We have multiplied our possessions, but reduced our values.
We talk too much, love too seldom, and hate too often.
We’ve conquered outer space, but not inner space; we’ve cleaned up the air, but polluted the soul; we’ve split the atom, but not our prejudice.
We have higher incomes, but lower morals; we’ve become long on quantity, but short on quality.
These are the times of tall men, and short character; steep profits and shallow relationships.
These are the times of world peace, but domestic warfare; more leisure, but less fun; more kinds of food, but less nutrition.
These are days of two incomes, but more divorce; of fancier houses, but broken homes.

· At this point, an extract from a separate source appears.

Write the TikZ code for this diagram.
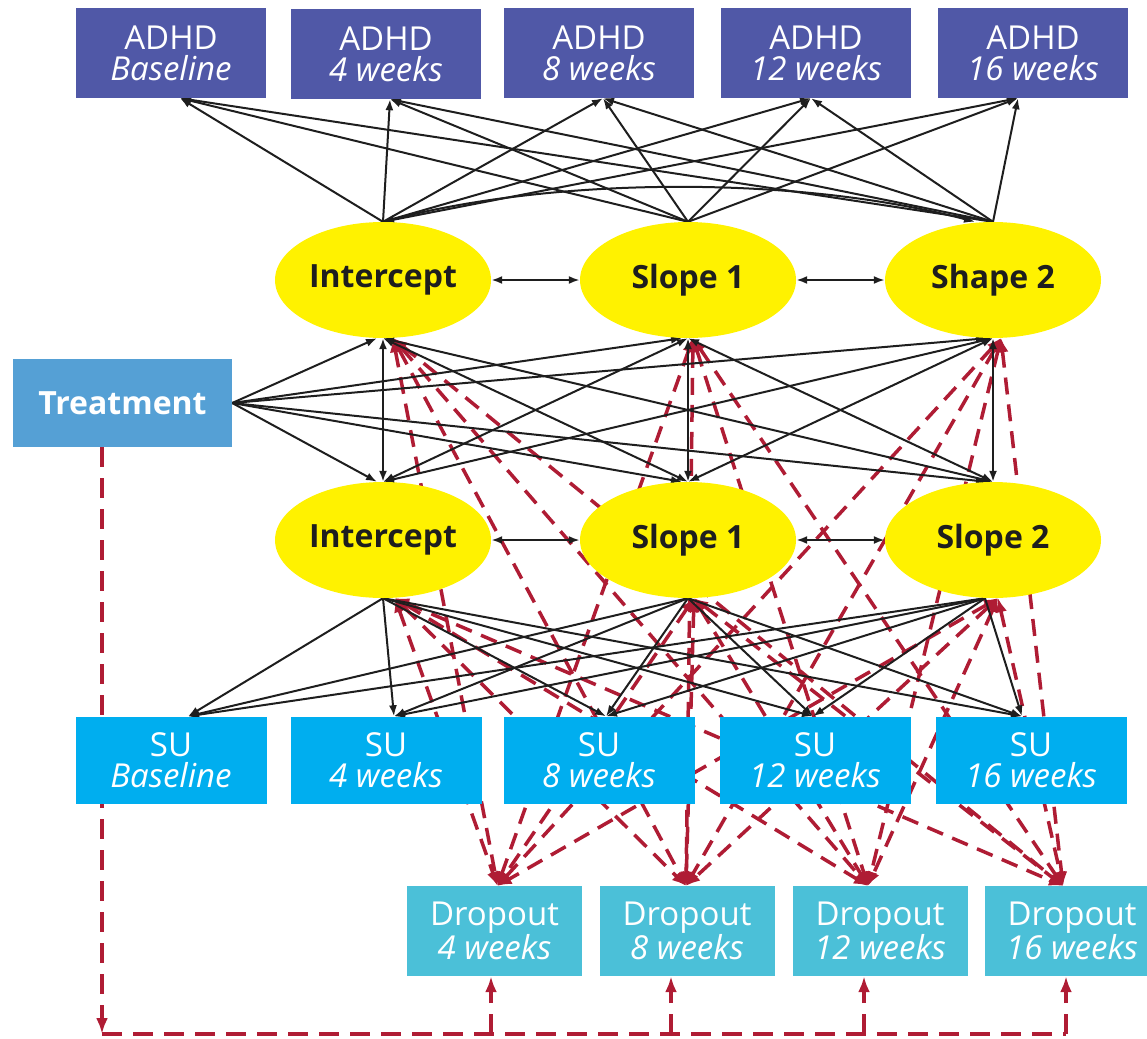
\documentclass[tikz,border=0pt]{standalone}
\usepackage{fontspec}
\setmainfont{Open Sans}
\usetikzlibrary{arrows.meta,backgrounds,shapes.geometric}
\definecolor{adhdc}{RGB}{80,88,167}
\definecolor{treatc}{RGB}{85,160,213}
\definecolor{suc}{RGB}{0,174,239}
\definecolor{dropc}{RGB}{75,192,216}
\definecolor{yelc}{RGB}{255,242,0}
\definecolor{dredc}{RGB}{175,28,52}
\definecolor{inkc}{RGB}{30,30,30}
\begin{document}
\begin{tikzpicture}[x=1pt,y=-1pt,
  boxbase/.style={rectangle, inner sep=0pt, text=white, align=center,
    font=\fontsize{33}{31}\selectfont},
  adhdbox/.style={boxbase, fill=adhdc, minimum width=190pt, minimum height=90pt},
  subox/.style={boxbase, fill=suc, minimum width=191pt, minimum height=87pt},
  dropbox/.style={boxbase, fill=dropc, minimum width=175pt, minimum height=90pt},
  treatbox/.style={boxbase, fill=treatc, minimum width=219pt, minimum height=88pt,
    font=\fontsize{32}{30}\selectfont\bfseries},
  factor/.style={ellipse, fill=yelc, inner sep=0pt, minimum width=216pt,
    minimum height=116pt, text=inkc, font=\fontsize{32}{30}\selectfont\bfseries},
  blk/.style={draw=inkc, line width=2pt, -{Latex[length=11pt,width=8pt]}},
  blkd/.style={draw=inkc, line width=2pt,
    {Latex[length=11pt,width=8pt]}-{Latex[length=11pt,width=8pt]}},
  dropl/.style={draw=dredc, line width=3.5pt, dash pattern=on 17pt off 10pt,
    {Latex[length=14pt,width=12pt]}-{Latex[length=14pt,width=12pt]}},
  treatl/.style={draw=dredc, line width=4pt, dash pattern=on 20pt off 11pt},
  treata/.style={treatl, -{Latex[length=16pt,width=12pt]}}
]
\useasboundingbox (0,0) rectangle (1147,1038);

% ADHD boxes
\node[adhdbox] (A0) at (171,53) {ADHD\\\textit{Baseline}};
\node[adhdbox] (A1) at (386,54) {ADHD\\\textit{4 weeks}};
\node[adhdbox] (A2) at (599,53) {ADHD\\\textit{8 weeks}};
\node[adhdbox] (A3) at (816,53) {ADHD\\\textit{12 weeks}};
\node[adhdbox] (A4) at (1033,53) {ADHD\\\textit{16 weeks}};

% growth factors
\node[factor] (I1) at (383,280) {Intercept};
\node[factor] (S1) at (688,280) {Slope 1};
\node[factor] (Q1) at (993,280) {Shape 2};
\node[factor] (I2) at (383,540) {Intercept};
\node[factor] (S2) at (688,540) {Slope 1};
\node[factor] (Q2) at (993,540) {Slope 2};

% treatment
\node[treatbox] (T) at (122.5,403) {Treatment};

% SU boxes
\node[subox] (U0) at (171,760) {SU\\\textit{Baseline}};
\node[subox] (U1) at (386,760) {SU\\\textit{4 weeks}};
\node[subox] (U2) at (599,760) {SU\\\textit{8 weeks}};
\node[subox] (U3) at (815,760) {SU\\\textit{12 weeks}};
\node[subox] (U4) at (1031,760) {SU\\\textit{16 weeks}};

% dropout boxes
\node[dropbox] (D4) at (494.5,931) {Dropout\\\textit{4 weeks}};
\node[dropbox] (D8) at (687,931) {Dropout\\\textit{8 weeks}};
\node[dropbox] (D12) at (880,931) {Dropout\\\textit{12 weeks}};
\node[dropbox] (D16) at (1072,931) {Dropout\\\textit{16 weeks}};

\coordinate (c0) at (102,1034);
\coordinate (c4) at (1066,1034);

\begin{scope}[on background layer]
  % dropout relations
  \foreach \s/\dx in {I1/10,S1/5,Q1/8,I2/12,S2/6,Q2/5}
    \foreach \t/\tx in {D4/3,D8/-1,D12/-12,D16/-9}
      \draw[dropl] ([xshift=\dx pt]\s.south) -- ([xshift=\tx pt]\t.north);
  % treatment to dropout
  \draw[treata] ([xshift=-20.5pt]T.south) -- (c0);
  \draw[treatl] (c0) -- (c4);
  \foreach \t/\tx in {D4/-3.5,D8/-16,D12/-16,D16/-6}
    \draw[treata] (\t.south |- c0) ++(\tx,0) -- ([xshift=\tx pt]\t.south);

  % ADHD measurement
  \foreach \s in {I1,S1,Q1}
    \foreach \t/\tx in {A0/9,A1/4,A2/4,A3/-5,A4/-15}
      \draw[blk] (\s.north) -- ([xshift=\tx pt]\t.south);
  \draw[blkd] (I1.north) .. controls (560,176) and (800,176) .. ([xshift=-18pt]Q1.north);
  % within-row covariances
  \draw[blkd] (I1.east) -- (S1.west);
  \draw[blkd] (S1.east) -- (Q1.west);
  \draw[blkd] (I2.east) -- (S2.west);
  \draw[blkd] (S2.east) -- (Q2.west);
  % treatment effects
  \foreach \t in {I1,S1,Q1}
    \draw[blk] (T.east) -- ([xshift=-6pt]\t.south);
  \foreach \t in {I2,S2,Q2}
    \draw[blk] (T.east) -- ([xshift=-6pt]\t.north);
  % between processes
  \foreach \s in {I1,S1,Q1}
    \foreach \t in {I2,S2,Q2}
      \draw[blkd] (\s.south) -- (\t.north);
  % SU measurement
  \foreach \s/\dx in {I2/0,S2/0,Q2/-8}
    \foreach \t/\tx in {U0/17,U1/8,U2/7,U3/-2,U4/-9}
      \draw[blk] ([xshift=\dx pt]\s.south) -- ([xshift=\tx pt]\t.north);
\end{scope}
\end{tikzpicture}
\end{document}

It is a time when there is much in the show window and no thing in the stockroom; a time when technology can bring this letter to you, and a time when you can choose either to make a difference. . . or just hit delete.”

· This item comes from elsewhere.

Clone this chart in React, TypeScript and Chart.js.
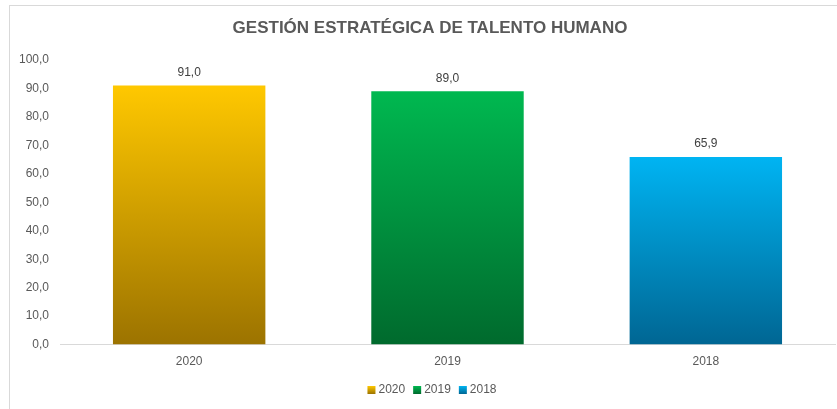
import React, { useEffect, useRef } from "react";
import { Chart, registerables } from "chart.js";

Chart.register(...registerables);

const categories = ["2020", "2019", "2018"];
const seriesNames = ["2020", "2019", "2018"];
const values = [91.0, 89.0, 65.9];
const topColors = ["#FFC800", "#00B850", "#00B4F2"];
const bottomColors = ["#9C7300", "#006A2D", "#006693"];
const yTicks = [0, 10, 20, 30, 40, 50, 60, 70, 80, 90, 100];
const titleText = "GESTIÓN ESTRATÉGICA DE TALENTO HUMANO";

const fmt = (v: number) => v.toFixed(1).replace(".", ",");
const FONT = "'Liberation Sans'";

export default function App() {
  const ref = useRef<HTMLCanvasElement | null>(null);
  useEffect(() => {
    if (!ref.current) return;
    const datasets = seriesNames.map((name, i) => ({
      label: name,
      data: categories.map((_, j) => (j === i ? values[i] : null)),
      backgroundColor: (ctx: any) => {
        const chart = ctx.chart;
        const area = chart.chartArea;
        const y = chart.scales && chart.scales.y;
        if (!area || !y || ctx.raw == null) return topColors[i];
        const top = y.getPixelForValue(ctx.raw);
        const bottom = y.getPixelForValue(0);
        const g = chart.ctx.createLinearGradient(0, top, 0, bottom);
        g.addColorStop(0, topColors[i]);
        g.addColorStop(1, bottomColors[i]);
        return g;
      },
      borderWidth: 0,
      skipNull: true,
      categoryPercentage: 0.59,
      barPercentage: 1,
    }));

    const decor = {
      id: "decor",
      beforeDraw(chart: any) {
        const c = chart.ctx;
        c.save();
        c.strokeStyle = "#D9D9D9";
        c.lineWidth = 1;
        c.strokeRect(9.5, 5.5, chart.width + 10, chart.height + 10);
        c.fillStyle = "#595959";
        c.font = `bold 17px ${FONT}`;
        c.textAlign = "center";
        c.textBaseline = "middle";
        c.fillText(titleText, 430, 28);
        c.restore();
      },
      afterDraw(chart: any) {
        const c = chart.ctx;
        c.save();
        c.font = `12px ${FONT}`;
        c.textBaseline = "middle";
        c.textAlign = "left";
        const widths = seriesNames.map((n) => c.measureText(n).width);
        const box = 8;
        const gapBoxText = 3;
        const gapItems = 8;
        let total = 0;
        widths.forEach((w, i) => {
          total += box + gapBoxText + w + (i < widths.length - 1 ? gapItems : 0);
        });
        let x = 432 - total / 2;
        const y = 390;
        seriesNames.forEach((n, i) => {
          const g = c.createLinearGradient(0, y - box / 2, 0, y + box / 2);
          g.addColorStop(0, topColors[i]);
          g.addColorStop(1, bottomColors[i]);
          c.fillStyle = g;
          c.fillRect(x, y - box / 2, box, box);
          x += box + gapBoxText;
          c.fillStyle = "#595959";
          c.fillText(n, x, y);
          x += widths[i] + gapItems;
        });
        c.restore();
      },
    };
    const labels = {
      id: "valueLabels",
      afterDatasetsDraw(chart: any) {
        const c = chart.ctx;
        c.save();
        c.font = `12px ${FONT}`;
        c.fillStyle = "#404040";
        c.textAlign = "center";
        c.textBaseline = "bottom";
        chart.data.datasets.forEach((ds: any, i: number) => {
          const meta = chart.getDatasetMeta(i);
          meta.data.forEach((el: any, j: number) => {
            const v = ds.data[j];
            if (v == null) return;
            c.fillText(fmt(v), el.x, el.y - 7);
          });
        });
        c.restore();
      },
    };

    const chart = new Chart(ref.current, {
      type: "bar",
      data: { labels: categories, datasets: datasets as any },
      options: {
        animation: false,
        responsive: false,
        layout: { padding: { left: 0, right: 2, top: 60, bottom: 38 } },
        plugins: {
          title: { display: false },
          legend: { display: false },
          tooltip: { enabled: false },
        },
        scales: {
          x: {
            grid: { display: false },
            border: { display: true, color: "#D9D9D9" },
            ticks: {
              color: "#595959",
              font: { family: FONT, size: 12 },
              padding: 2,
            },
          },
          y: {
            min: 0,
            max: 100,
            afterFit: (s: any) => {
              s.width = 60;
            },
            afterBuildTicks: (s: any) => {
              s.ticks = yTicks.map((v) => ({ value: v }));
            },
            grid: { display: false },
            border: { display: false },
            ticks: {
              color: "#595959",
              font: { family: FONT, size: 12 },
              padding: 3,
              callback: (v: any) => fmt(Number(v)),
            },
          },
        },
      },
      plugins: [decor, labels],
    });
    return () => chart.destroy();
  }, []);
  return (
    <div style={{ position: "fixed", left: 0, top: 0, width: 837, height: 409, background: "#fff" }}>
      <canvas ref={ref} width={837} height={409} style={{ width: 837, height: 409 }} />
    </div>
  );
}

3 Responses to “We have multiplied our posessions, but reduced our values.”

  1. Clay Says:

    It’s all so true. We live in a time dominated by the value of having things rather than cherishing things. What would happen if we decided to actually take value in the things we had rather than always looking for more? There is not a problem with setting sights high or wanting to make the most out of life, but let us not forget what we do have…do not ignore what is right in front of you in order to find more. It is in the things we already have and the people closest to us that we can keep finding more and more.